A l’occasion d’une séance de dédicaces dans le magasin Coop Breizh de Lorient, Denez a volontiers accepté de se prêter à l’exercice de l’interview.

Entretien avec Denez PRIGENT

Le premier mot qui vient à l’esprit en découvrant ton album est : « Enfin ! » Pourquoi avoir attendu près de douze ans avant de sortir un nouvel opus ?

Denez PRIGENT : Pendant ces dix dernières années, j’ai été pris dans un flot d’inspiration. J’ai composé beaucoup de gwerzioù. Chaque jour, j’étais inspiré. Une gwerz enchaînait une autre. J’avais peur qu’en allant en studio à ce moment-là, je coupe cet élan. Aller en studio demande beaucoup d’énergie, beaucoup de concentration. Il faut être à 100 %. Il faut du temps, au moins cinq ou six mois pour un enregistrement. J’avais donc peur d’interrompre un petit peu l’inspiration dans laquelle j’étais. C’est une période durant laquelle j’ai dû composer une centaine de gwerzioù. Parfois la nuit, je me levais pour écrire.
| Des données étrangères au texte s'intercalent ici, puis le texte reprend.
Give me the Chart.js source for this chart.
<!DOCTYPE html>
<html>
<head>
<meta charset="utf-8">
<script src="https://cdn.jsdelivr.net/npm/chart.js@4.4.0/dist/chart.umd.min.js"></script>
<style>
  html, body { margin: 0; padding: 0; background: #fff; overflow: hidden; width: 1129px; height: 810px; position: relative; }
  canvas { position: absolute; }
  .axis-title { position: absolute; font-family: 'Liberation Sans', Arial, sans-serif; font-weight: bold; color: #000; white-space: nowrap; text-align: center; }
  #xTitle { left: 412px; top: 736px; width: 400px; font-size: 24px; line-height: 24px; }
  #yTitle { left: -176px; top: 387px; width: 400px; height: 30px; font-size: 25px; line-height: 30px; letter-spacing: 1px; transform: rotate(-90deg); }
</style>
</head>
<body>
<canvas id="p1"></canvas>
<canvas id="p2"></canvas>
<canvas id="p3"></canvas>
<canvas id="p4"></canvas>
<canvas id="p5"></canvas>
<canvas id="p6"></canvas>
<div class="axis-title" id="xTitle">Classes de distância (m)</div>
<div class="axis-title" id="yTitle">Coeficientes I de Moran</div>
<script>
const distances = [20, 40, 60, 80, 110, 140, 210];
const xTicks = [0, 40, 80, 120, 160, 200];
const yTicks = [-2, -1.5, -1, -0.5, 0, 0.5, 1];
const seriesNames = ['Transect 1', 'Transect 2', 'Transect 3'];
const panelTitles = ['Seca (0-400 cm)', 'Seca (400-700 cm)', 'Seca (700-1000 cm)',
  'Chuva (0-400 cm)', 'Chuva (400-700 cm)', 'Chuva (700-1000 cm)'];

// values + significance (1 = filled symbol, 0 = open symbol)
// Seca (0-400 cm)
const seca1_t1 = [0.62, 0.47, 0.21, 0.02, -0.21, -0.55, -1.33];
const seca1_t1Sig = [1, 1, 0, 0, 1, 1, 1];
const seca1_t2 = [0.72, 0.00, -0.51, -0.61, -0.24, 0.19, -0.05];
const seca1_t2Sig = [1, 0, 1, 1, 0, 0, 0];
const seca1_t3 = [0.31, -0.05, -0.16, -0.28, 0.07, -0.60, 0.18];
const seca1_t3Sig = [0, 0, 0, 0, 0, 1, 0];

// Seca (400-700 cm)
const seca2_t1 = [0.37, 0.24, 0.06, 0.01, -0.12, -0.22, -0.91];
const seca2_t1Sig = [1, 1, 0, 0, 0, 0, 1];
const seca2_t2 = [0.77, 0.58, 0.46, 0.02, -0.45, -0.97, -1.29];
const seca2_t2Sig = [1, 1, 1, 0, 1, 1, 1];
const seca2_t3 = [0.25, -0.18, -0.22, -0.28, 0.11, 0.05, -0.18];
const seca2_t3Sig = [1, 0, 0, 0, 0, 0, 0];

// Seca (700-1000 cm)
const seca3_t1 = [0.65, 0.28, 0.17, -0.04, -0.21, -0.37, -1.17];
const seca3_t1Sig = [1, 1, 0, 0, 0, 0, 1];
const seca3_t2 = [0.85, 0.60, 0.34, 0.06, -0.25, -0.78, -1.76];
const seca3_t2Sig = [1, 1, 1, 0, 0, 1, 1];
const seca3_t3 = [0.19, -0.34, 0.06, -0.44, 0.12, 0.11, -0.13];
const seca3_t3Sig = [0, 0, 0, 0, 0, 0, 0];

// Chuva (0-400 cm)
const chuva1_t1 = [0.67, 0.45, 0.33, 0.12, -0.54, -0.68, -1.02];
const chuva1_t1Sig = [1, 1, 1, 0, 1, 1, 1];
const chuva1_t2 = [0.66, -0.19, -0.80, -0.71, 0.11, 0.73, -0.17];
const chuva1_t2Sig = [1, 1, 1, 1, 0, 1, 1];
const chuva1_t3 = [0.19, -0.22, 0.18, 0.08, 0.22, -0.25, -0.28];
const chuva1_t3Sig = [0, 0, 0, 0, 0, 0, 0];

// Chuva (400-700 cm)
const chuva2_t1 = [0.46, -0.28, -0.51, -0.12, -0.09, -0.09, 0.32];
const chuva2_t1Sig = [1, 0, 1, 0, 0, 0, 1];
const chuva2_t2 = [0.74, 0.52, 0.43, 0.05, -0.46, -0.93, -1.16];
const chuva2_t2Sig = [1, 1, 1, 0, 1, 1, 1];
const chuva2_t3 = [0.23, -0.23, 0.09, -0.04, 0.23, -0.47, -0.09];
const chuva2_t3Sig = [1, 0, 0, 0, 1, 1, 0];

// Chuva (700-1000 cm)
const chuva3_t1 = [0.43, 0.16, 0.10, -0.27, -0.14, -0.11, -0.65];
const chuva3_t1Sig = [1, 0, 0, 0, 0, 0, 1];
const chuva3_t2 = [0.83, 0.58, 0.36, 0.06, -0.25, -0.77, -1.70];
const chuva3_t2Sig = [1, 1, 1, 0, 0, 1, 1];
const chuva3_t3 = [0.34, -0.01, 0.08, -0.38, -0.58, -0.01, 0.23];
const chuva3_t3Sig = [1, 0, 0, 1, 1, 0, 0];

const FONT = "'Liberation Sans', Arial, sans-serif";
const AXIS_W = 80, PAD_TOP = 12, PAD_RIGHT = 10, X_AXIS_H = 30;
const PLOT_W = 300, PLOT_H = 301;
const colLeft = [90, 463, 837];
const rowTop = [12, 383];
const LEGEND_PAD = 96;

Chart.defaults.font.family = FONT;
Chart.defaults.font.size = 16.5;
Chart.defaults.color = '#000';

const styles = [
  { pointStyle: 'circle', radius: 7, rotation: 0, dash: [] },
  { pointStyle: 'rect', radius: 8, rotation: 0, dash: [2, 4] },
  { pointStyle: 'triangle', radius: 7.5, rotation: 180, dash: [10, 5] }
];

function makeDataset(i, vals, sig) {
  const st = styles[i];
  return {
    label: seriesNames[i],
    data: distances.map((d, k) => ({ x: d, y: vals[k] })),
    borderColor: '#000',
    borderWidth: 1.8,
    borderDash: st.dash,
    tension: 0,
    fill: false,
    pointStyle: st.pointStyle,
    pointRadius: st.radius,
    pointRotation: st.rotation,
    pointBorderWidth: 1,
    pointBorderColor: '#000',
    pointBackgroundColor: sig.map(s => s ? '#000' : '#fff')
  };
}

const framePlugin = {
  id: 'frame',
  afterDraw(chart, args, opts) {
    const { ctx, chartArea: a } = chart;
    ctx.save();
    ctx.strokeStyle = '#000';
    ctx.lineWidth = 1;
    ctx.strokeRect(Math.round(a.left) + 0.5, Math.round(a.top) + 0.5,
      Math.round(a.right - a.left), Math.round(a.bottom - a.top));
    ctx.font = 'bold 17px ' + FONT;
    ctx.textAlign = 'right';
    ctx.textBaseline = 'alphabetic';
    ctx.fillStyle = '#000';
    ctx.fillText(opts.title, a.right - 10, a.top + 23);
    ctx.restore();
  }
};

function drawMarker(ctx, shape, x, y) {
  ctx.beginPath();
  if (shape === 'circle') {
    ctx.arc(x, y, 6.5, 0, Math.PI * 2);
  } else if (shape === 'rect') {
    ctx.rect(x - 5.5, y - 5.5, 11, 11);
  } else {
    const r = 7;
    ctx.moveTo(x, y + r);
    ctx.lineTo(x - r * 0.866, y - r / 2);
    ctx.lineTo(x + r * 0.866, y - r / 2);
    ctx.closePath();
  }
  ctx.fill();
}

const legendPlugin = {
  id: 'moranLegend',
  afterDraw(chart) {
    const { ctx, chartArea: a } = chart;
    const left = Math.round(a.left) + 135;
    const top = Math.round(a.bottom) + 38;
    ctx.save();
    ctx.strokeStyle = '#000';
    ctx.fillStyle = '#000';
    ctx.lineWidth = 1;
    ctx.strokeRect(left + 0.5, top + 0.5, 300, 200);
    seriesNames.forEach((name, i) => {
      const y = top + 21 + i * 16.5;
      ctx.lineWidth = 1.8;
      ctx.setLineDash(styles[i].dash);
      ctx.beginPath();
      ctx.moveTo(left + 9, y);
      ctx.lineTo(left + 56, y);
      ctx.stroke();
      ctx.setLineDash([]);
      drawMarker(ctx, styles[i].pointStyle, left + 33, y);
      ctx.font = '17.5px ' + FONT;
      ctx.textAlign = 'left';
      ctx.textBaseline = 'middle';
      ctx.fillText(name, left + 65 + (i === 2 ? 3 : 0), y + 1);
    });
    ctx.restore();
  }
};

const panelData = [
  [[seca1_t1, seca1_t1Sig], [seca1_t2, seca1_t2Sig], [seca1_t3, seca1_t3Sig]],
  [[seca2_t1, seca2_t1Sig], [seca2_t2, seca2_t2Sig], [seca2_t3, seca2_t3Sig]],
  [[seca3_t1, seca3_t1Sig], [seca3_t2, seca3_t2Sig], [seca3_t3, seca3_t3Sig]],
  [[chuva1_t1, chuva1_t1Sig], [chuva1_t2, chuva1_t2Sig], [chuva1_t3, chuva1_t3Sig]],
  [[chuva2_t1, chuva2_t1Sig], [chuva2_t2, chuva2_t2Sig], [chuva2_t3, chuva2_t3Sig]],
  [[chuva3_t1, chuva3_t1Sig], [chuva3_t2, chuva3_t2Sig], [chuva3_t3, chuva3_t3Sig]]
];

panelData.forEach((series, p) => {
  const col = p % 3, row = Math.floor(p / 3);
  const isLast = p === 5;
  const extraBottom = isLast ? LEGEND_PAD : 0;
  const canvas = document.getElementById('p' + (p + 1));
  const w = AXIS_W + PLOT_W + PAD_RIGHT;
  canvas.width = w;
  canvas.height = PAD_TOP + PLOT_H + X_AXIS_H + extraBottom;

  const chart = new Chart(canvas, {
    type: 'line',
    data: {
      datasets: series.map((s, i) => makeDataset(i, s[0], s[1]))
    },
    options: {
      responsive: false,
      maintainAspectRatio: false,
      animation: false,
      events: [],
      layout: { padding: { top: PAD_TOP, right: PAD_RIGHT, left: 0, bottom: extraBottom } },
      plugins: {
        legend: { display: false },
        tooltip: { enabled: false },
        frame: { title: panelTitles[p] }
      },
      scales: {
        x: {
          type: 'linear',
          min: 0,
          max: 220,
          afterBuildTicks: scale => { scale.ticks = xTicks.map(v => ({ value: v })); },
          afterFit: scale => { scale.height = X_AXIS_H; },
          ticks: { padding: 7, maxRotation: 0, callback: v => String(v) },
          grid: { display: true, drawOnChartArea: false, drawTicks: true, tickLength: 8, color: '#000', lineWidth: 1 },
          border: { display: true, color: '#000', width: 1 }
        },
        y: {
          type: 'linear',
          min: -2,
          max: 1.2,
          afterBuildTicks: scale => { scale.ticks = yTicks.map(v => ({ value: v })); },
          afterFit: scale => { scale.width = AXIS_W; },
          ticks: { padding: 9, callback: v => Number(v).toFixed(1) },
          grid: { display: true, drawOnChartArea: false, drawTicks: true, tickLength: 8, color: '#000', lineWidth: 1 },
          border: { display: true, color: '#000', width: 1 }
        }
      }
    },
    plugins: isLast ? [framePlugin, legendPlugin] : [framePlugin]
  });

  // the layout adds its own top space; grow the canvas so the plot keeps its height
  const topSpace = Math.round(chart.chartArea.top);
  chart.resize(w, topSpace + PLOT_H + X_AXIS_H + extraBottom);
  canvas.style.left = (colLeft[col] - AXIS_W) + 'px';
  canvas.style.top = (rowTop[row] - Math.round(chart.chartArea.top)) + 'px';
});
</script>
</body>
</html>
Pour moi, c’était un moment que je sentais important dans ma vie. Et ce n’est que lorsque je n’ai plus été inspiré que j’ai décidé d’enregistrer le disque.

À l’inverse des albums précédents, pour lesquels j’élaborais les chansons en studio, pour les mettre sur scène ensuite, ici j’ai rodé les titres sur scène. Cela a pris quelquefois dix ans avant de les enregistrer. Quand je suis arrivé en studio, les titres étaient déjà bien prêts. J’ai eu l’idée de les enregistrer tous ensemble avec les musiciens comme dans un sorte de live, sans public, mais avec la qualité des micros de studios car pour les live généralement, ce sont des micros de scènes.
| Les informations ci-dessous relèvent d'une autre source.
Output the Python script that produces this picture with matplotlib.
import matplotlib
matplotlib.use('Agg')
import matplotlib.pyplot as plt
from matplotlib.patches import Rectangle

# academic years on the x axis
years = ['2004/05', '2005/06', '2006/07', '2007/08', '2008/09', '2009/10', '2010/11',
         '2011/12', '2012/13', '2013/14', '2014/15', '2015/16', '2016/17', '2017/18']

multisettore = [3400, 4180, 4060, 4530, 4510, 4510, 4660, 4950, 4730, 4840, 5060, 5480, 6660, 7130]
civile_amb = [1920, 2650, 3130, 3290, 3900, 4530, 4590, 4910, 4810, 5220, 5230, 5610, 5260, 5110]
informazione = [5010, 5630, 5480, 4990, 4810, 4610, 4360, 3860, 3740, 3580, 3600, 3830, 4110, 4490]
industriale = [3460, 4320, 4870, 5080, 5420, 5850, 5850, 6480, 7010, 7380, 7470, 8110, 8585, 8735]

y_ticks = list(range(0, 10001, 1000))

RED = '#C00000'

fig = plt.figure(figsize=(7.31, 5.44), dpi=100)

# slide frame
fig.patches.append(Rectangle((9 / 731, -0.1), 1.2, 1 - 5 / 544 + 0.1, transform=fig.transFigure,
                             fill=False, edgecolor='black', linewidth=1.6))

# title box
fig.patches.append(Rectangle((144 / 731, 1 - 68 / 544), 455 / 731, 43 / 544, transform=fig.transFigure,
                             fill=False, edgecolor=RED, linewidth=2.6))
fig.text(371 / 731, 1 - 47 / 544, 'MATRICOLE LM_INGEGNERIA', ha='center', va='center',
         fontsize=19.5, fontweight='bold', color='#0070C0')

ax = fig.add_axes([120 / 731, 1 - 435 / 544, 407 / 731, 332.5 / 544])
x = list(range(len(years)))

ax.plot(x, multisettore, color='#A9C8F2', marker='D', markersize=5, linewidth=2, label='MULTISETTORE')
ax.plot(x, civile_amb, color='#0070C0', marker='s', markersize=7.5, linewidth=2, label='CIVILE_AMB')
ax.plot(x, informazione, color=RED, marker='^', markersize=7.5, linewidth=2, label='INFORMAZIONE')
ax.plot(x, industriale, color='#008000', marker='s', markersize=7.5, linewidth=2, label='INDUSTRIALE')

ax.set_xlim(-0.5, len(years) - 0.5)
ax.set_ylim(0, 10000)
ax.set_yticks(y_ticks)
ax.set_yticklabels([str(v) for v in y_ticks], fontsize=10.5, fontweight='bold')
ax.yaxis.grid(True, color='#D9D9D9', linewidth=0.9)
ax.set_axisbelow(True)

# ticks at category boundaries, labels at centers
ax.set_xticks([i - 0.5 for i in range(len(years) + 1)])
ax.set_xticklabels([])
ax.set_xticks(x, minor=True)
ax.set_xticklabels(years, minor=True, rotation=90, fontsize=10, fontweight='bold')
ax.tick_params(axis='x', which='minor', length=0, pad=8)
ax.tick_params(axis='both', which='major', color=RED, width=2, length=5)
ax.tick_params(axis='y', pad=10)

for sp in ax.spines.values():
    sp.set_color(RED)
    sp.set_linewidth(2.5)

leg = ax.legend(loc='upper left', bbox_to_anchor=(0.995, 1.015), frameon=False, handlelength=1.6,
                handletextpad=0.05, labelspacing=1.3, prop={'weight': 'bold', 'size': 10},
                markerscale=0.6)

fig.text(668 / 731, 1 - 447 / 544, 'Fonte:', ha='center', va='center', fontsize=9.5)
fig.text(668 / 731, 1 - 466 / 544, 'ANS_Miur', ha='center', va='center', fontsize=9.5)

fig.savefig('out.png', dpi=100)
Cet album combine à la fois la musicalité du live avec la qualité de toute la technologie qu’on peut avoir en studio. Le résultat est un album très différent des autres, c’est vrai. On sent qu’on joue tous ensemble, qu’on connaît très bien les morceaux et on entend bien, malgré tout, tous les instruments.

Qui plus est, et c’est un hasard, on était dans un studio qui mettait à disposition du matériel très ancien, très bien entretenu, comme une console Flickinger des années 1970, entièrement analogique. On a donc pu bénéficier, pour le mixage du disque, du son très chaud de ces vieilles machines et aussi des réverbs à plaques, comme celles qu’utilisaient les BEATLES qui sont la Rolls-Royce des réverbs. On a passé le son, la voix, les instruments dans cette réverb et au final on a un disque très chaleureux. Rien à voir avec mes disques précédents, qui étaient mixés avec une console numérique, avec un son plus froid, plus clinique, mais qui correspondaient bien à l’esprit de ces albums. Ici, le hasard a fait qu’on est allé vers cette console et c’était un bel hasard, car ça renforce le côté très vivant du disque.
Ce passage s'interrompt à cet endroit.